The Buddhists would surely approve, as they practice a meditation called the Nine Cemeteries.

“Apprentice monks are instructed to meditate on a series of decomposing bodies in the charnel ground, starting with a body ‘swollen and blue and festering,’ progressing to one ‘being eaten by . . . different kinds of worms,’ and moving on to a skeleton, ‘without flesh and blood, held together by the tendons.’ The monks were told to keep meditating until they were calm and a smile appeared on their faces.”

 

 

Maybe my body would show people that decomposition can be beautiful.  One of the most beautiful things I have ever seen was during my time at Mortuary Science School (which I affectionately called Deth Skool).   She was a corpse sent to us to embalm by the the Los Angeles Coroner’s Office. Due to a paperwork mix-up, she was given  to the deth skool with documents saying she had died a month before.  She had done no such thing.  She had died over a YEAR before and had sat in a white body bag amongst the lonely unclaimed dead, slowly morphing into this wondrous thing.  Even refrigerated storage and a casing of thick plastic could not stop death’s alchemy.

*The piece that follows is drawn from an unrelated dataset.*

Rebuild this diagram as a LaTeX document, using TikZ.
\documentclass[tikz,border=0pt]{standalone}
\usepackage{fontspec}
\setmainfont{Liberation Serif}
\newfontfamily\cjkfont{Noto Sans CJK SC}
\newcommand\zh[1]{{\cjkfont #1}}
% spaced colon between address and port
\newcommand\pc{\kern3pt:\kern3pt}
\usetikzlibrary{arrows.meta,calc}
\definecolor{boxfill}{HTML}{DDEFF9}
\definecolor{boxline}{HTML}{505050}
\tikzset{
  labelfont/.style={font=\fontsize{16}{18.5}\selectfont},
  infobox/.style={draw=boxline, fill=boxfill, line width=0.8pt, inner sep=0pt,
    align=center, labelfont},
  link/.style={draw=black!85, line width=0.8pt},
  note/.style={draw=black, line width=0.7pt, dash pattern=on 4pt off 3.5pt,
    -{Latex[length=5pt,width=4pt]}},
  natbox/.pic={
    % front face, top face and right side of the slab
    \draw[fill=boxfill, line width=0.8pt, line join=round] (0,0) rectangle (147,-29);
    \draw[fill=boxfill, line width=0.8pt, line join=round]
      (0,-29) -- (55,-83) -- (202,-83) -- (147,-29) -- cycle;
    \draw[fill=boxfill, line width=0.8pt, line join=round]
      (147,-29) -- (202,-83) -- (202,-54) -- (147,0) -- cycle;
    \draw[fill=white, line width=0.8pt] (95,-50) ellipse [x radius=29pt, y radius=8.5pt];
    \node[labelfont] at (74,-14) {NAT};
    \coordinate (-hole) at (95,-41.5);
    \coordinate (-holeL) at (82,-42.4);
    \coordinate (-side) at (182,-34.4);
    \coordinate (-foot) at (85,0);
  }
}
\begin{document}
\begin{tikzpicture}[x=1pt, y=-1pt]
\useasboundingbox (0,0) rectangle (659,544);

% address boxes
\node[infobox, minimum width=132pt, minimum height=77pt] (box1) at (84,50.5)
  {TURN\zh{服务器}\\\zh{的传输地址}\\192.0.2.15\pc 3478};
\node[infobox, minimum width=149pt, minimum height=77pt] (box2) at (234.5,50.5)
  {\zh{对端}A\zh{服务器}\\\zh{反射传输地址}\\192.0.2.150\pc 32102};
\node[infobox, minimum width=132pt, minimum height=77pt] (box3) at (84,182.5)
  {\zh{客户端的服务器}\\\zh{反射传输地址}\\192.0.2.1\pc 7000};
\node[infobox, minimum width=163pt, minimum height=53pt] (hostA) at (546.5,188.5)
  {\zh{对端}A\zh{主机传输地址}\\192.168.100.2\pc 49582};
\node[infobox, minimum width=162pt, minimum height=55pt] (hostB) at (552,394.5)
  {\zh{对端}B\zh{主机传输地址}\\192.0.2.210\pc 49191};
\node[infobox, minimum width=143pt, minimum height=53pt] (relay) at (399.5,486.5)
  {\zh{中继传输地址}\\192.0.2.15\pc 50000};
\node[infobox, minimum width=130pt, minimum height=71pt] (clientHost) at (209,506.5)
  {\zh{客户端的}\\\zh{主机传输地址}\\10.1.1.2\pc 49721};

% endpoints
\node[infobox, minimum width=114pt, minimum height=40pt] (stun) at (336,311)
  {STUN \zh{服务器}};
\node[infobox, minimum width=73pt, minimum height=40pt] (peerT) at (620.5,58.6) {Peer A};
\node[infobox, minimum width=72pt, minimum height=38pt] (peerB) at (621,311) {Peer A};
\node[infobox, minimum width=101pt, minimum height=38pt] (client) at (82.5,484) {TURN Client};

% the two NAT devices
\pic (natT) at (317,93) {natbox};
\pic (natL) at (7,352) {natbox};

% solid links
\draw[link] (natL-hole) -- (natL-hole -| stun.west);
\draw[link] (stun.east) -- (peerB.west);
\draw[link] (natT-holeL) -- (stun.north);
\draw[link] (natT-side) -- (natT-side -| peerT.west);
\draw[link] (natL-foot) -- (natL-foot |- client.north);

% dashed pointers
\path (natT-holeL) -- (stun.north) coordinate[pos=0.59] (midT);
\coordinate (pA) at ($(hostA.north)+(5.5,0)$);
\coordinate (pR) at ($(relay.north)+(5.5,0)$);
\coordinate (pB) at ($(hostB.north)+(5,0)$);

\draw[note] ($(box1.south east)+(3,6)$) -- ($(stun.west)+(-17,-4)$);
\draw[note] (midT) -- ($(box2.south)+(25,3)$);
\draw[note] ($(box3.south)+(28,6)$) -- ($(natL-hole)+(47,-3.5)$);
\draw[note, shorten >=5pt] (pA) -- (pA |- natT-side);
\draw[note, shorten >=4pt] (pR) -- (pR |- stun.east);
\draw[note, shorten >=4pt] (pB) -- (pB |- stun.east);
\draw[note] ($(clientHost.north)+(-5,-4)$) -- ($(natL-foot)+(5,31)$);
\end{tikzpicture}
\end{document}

Left to your imagination, you would think she was like this because she emerged from the primordial goo at the beginning of time.  She was, at once, hideously grotesque and beautiful. She was Mother Earth created in a vast ecosystem terrarium.  She was moist and dry, wet and barren, sticky and mummified.  Mold and slime in colors, vivid colors, from blackest black to taupe to orange to green to brown.  She was part human, part wild earth.  It seemed she could not really be dead because she was still so alive, a mass of growth and bacteria and plant-life.

Metaphorical Blueberries.

She had no right to be so bloody magnificent.  To be a religious experience.

Her eyes had shrunk into her head and her mouth twisted into a silent scream, begging to be let out of her horrid white death- bag.  Her hands and arms were brown and shriveled like a relic from BCE- era Egypt.  Her abdomen was a mass of black and orange bloat.  Crazed patches of thick mold hardened like protective carapaces all down her neck and torso.

Now we were supposed to practice embalming on her.  Learn something.  But it felt blasphemous.  Five students in our ridiculous Smurf blue bio-hazard outfits, chipping away at the mold that covered her as if we ever could- of ever should- try to make this human again.  Trying to restore order to something so necessarily, brilliantly chaotic.  We should have put her in a glass coffin.  But alas, we simply put her back in her white plastic and returned her to her cold tomb.